The line holding "const barPowCS2 = [560, 560, 440, 680, 680, 680]" is the last one to output; start at the first line of the data, keep every line in between exactly, and leave out pictures.

** start **

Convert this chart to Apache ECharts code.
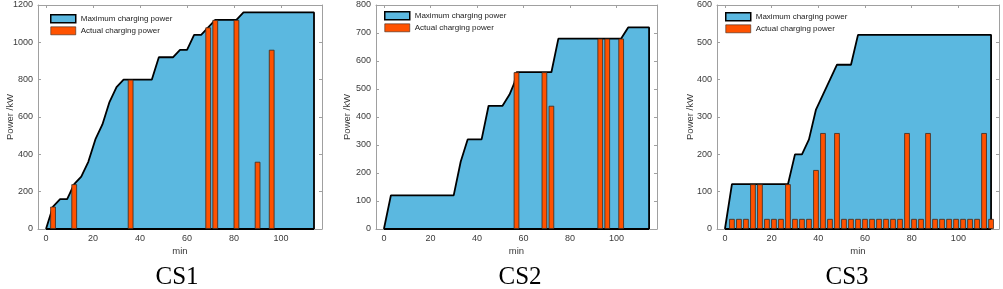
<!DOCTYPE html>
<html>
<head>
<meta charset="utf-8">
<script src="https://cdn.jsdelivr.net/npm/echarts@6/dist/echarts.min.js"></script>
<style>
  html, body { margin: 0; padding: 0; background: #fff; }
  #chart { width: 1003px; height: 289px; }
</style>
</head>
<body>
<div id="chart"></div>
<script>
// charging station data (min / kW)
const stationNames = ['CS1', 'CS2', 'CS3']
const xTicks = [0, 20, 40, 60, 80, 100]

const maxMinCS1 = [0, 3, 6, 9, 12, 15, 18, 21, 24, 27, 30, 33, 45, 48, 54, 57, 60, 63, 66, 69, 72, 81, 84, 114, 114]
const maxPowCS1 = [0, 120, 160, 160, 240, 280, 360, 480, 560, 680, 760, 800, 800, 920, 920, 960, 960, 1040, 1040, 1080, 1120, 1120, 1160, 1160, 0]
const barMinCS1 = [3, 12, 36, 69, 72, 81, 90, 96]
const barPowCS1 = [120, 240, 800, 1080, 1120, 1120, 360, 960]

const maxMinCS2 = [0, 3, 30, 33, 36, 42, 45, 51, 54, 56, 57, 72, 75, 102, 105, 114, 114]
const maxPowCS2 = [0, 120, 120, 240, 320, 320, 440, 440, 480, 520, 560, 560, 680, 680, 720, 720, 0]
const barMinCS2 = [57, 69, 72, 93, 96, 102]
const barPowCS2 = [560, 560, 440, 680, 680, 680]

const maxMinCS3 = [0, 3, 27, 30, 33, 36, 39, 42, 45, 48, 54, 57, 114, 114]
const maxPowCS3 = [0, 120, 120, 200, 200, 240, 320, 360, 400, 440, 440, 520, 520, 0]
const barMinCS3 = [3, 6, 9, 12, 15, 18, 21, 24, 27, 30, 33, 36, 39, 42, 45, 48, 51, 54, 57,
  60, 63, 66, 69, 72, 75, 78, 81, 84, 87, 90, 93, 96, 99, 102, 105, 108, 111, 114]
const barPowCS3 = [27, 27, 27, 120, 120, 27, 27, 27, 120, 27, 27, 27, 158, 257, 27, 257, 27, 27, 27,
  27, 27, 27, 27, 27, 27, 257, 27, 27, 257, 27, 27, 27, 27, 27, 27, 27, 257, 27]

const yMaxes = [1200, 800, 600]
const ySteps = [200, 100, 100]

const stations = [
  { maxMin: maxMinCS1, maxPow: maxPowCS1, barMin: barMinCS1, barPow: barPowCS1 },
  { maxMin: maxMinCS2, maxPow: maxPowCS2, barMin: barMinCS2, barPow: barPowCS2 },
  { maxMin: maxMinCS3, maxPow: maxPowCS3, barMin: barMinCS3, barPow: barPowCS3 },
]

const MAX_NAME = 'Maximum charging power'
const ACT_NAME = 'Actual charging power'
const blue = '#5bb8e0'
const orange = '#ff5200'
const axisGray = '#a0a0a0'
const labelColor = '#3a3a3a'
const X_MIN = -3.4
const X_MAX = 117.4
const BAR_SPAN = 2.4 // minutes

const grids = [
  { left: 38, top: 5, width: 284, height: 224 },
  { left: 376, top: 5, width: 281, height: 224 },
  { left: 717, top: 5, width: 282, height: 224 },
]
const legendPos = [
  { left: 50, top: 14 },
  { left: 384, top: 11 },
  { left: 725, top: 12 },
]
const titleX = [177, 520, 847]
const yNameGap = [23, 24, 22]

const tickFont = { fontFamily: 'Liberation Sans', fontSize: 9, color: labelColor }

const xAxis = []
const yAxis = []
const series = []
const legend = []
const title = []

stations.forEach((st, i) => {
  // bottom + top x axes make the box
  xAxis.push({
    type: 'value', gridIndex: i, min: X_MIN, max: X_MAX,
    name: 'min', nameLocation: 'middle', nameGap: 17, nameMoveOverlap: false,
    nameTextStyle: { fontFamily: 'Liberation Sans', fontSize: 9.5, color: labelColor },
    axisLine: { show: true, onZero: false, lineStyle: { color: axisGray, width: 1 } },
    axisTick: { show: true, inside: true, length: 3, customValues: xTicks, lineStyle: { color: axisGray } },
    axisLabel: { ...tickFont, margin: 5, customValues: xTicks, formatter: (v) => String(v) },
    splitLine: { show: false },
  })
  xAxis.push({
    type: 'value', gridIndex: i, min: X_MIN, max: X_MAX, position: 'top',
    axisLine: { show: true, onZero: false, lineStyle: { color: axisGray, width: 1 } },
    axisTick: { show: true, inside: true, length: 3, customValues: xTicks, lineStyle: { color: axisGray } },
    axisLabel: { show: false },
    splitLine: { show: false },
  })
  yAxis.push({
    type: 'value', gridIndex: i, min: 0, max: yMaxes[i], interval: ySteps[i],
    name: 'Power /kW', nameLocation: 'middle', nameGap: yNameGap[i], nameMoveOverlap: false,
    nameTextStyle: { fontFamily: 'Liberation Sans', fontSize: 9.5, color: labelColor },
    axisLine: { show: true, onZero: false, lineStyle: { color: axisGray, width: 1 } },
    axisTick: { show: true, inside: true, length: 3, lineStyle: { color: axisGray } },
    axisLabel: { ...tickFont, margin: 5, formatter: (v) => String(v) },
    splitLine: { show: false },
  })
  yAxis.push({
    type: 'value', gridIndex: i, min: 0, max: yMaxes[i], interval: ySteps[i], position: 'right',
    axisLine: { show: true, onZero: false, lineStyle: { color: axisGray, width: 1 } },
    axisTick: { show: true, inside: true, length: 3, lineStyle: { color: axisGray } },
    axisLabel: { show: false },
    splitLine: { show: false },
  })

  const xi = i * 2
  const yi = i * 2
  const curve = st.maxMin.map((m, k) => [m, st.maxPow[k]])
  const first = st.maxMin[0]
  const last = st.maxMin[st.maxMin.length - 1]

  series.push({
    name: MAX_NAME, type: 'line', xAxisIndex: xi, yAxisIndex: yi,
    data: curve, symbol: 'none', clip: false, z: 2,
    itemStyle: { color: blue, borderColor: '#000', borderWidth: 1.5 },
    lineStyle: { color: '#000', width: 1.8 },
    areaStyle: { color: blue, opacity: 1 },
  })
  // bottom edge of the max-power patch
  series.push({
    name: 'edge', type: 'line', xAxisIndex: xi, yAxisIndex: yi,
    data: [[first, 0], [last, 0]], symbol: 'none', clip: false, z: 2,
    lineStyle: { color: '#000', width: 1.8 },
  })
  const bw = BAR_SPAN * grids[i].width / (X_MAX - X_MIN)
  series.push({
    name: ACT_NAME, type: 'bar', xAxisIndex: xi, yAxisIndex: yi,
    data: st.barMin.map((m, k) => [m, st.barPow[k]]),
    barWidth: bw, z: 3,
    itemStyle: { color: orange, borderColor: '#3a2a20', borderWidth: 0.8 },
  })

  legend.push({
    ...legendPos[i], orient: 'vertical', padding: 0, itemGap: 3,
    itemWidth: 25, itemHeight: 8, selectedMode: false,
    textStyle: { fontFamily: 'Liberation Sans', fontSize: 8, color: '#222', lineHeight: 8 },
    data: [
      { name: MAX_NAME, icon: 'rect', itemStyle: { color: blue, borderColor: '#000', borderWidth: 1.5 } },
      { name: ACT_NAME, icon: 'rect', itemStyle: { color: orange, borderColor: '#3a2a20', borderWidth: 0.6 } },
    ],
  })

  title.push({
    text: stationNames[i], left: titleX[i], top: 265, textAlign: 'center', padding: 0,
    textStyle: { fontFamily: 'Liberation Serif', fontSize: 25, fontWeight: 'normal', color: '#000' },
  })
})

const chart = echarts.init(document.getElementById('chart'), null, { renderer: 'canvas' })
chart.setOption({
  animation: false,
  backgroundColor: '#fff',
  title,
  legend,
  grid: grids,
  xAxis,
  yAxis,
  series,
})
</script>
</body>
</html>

** end **

> [Worked solution]:
Convert this chart to Apache ECharts code.
<!DOCTYPE html>
<html>
<head>
<meta charset="utf-8">
<script src="https://cdn.jsdelivr.net/npm/echarts@6/dist/echarts.min.js"></script>
<style>
  html, body { margin: 0; padding: 0; background: #fff; }
  #chart { width: 1003px; height: 289px; }
</style>
</head>
<body>
<div id="chart"></div>
<script>
// charging station data (min / kW)
const stationNames = ['CS1', 'CS2', 'CS3']
const xTicks = [0, 20, 40, 60, 80, 100]

const maxMinCS1 = [0, 3, 6, 9, 12, 15, 18, 21, 24, 27, 30, 33, 45, 48, 54, 57, 60, 63, 66, 69, 72, 81, 84, 114, 114]
const maxPowCS1 = [0, 120, 160, 160, 240, 280, 360, 480, 560, 680, 760, 800, 800, 920, 920, 960, 960, 1040, 1040, 1080, 1120, 1120, 1160, 1160, 0]
const barMinCS1 = [3, 12, 36, 69, 72, 81, 90, 96]
const barPowCS1 = [120, 240, 800, 1080, 1120, 1120, 360, 960]

const maxMinCS2 = [0, 3, 30, 33, 36, 42, 45, 51, 54, 56, 57, 72, 75, 102, 105, 114, 114]
const maxPowCS2 = [0, 120, 120, 240, 320, 320, 440, 440, 480, 520, 560, 560, 680, 680, 720, 720, 0]
const barMinCS2 = [57, 69, 72, 93, 96, 102]
const barPowCS2 = [560, 560, 440, 680, 680, 680]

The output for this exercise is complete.